_Source data_
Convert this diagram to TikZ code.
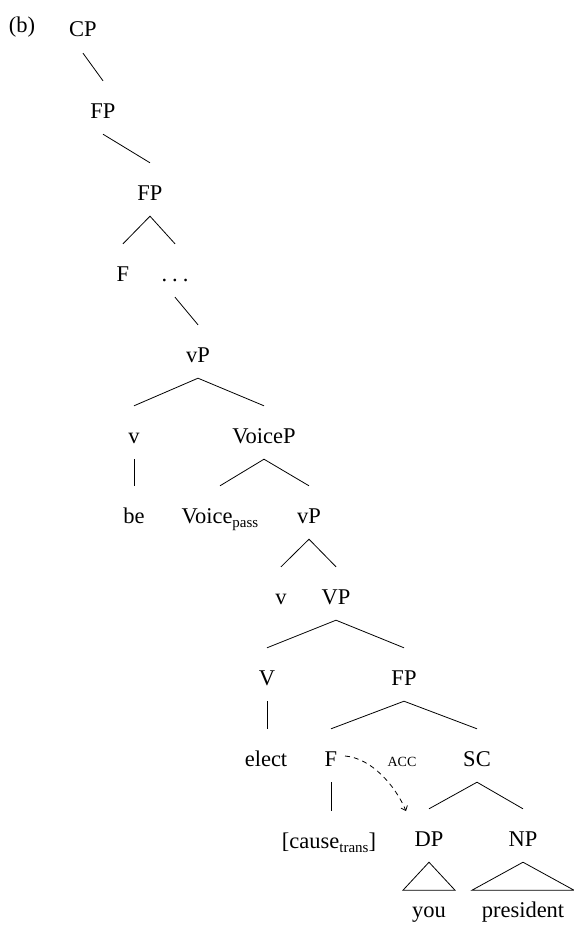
* * *
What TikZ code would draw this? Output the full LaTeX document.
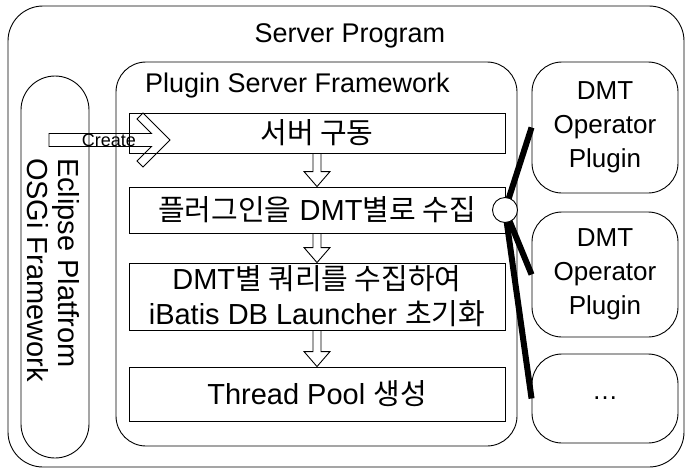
...
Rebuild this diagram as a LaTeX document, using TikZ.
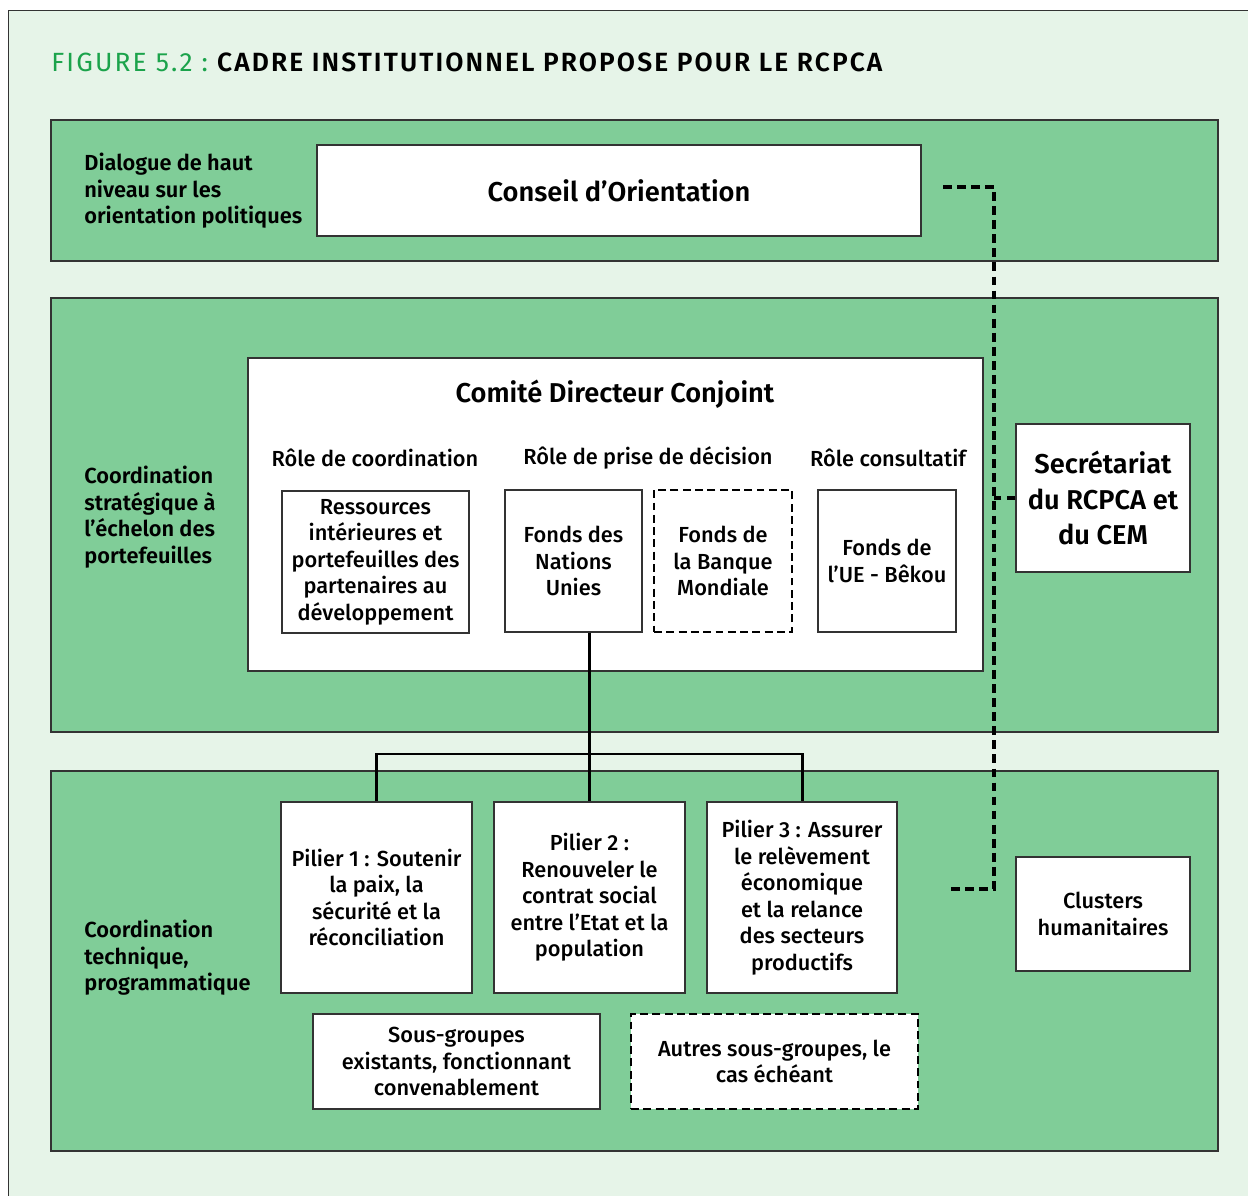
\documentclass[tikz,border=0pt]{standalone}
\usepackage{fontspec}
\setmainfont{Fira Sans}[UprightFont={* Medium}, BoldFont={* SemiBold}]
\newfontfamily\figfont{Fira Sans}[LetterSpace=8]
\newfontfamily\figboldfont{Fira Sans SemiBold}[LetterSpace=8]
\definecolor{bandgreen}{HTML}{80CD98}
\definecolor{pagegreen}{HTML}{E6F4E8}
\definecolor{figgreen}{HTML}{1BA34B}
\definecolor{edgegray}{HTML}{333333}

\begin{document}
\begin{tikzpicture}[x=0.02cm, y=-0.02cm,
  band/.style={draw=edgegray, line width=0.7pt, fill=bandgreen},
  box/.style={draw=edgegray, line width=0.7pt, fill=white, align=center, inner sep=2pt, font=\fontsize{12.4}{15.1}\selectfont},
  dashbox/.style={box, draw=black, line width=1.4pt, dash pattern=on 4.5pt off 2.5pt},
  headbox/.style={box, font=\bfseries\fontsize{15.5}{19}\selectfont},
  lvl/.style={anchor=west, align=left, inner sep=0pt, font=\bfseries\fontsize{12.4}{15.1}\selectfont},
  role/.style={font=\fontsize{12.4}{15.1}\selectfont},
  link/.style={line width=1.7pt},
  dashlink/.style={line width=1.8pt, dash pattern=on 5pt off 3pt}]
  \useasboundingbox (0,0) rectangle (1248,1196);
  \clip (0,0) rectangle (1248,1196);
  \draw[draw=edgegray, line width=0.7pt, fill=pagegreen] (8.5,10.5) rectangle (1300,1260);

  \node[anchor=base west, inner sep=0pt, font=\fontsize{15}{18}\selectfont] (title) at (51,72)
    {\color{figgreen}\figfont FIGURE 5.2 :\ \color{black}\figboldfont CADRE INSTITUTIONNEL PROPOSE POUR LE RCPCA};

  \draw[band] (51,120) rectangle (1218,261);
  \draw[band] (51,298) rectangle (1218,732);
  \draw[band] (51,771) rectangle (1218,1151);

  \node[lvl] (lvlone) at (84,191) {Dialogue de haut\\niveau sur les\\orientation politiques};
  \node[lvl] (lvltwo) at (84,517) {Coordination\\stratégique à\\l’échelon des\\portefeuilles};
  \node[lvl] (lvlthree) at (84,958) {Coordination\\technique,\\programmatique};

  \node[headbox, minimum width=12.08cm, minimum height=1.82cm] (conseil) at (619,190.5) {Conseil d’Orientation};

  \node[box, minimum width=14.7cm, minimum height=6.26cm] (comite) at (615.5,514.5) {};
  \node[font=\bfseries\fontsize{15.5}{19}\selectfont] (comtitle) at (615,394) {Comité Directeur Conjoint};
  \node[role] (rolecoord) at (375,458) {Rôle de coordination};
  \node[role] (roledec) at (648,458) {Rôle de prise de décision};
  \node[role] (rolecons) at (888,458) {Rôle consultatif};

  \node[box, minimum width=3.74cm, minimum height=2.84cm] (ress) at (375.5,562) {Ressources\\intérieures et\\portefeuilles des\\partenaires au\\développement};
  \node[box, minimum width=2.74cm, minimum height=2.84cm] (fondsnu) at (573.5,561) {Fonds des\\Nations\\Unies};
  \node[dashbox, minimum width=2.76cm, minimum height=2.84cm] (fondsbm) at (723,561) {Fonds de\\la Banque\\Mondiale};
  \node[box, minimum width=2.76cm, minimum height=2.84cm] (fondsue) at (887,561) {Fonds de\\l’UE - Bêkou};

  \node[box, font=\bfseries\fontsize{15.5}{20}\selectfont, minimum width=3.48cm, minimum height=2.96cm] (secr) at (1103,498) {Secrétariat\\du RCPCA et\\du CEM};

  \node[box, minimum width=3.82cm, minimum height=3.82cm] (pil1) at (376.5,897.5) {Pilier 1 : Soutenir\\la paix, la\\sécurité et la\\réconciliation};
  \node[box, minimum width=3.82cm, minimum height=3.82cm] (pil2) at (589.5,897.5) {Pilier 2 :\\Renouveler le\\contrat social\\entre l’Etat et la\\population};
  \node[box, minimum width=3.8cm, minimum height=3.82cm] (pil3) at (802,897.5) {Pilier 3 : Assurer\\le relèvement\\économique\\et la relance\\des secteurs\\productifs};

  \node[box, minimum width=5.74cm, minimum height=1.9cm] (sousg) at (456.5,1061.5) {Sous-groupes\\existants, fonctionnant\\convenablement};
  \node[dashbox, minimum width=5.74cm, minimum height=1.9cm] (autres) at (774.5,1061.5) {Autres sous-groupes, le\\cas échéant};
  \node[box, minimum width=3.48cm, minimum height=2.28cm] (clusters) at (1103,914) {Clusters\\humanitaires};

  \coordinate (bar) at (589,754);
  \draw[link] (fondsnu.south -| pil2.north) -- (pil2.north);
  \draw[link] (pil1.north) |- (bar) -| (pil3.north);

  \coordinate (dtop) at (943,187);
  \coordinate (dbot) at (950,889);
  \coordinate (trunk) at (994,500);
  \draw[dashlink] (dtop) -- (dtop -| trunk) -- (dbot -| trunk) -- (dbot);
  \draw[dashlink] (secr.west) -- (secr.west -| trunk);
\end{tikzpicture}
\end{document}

_Written problem_
Lines containing the word "LaTeX" are to be tallied; report only the total.

_Result_
2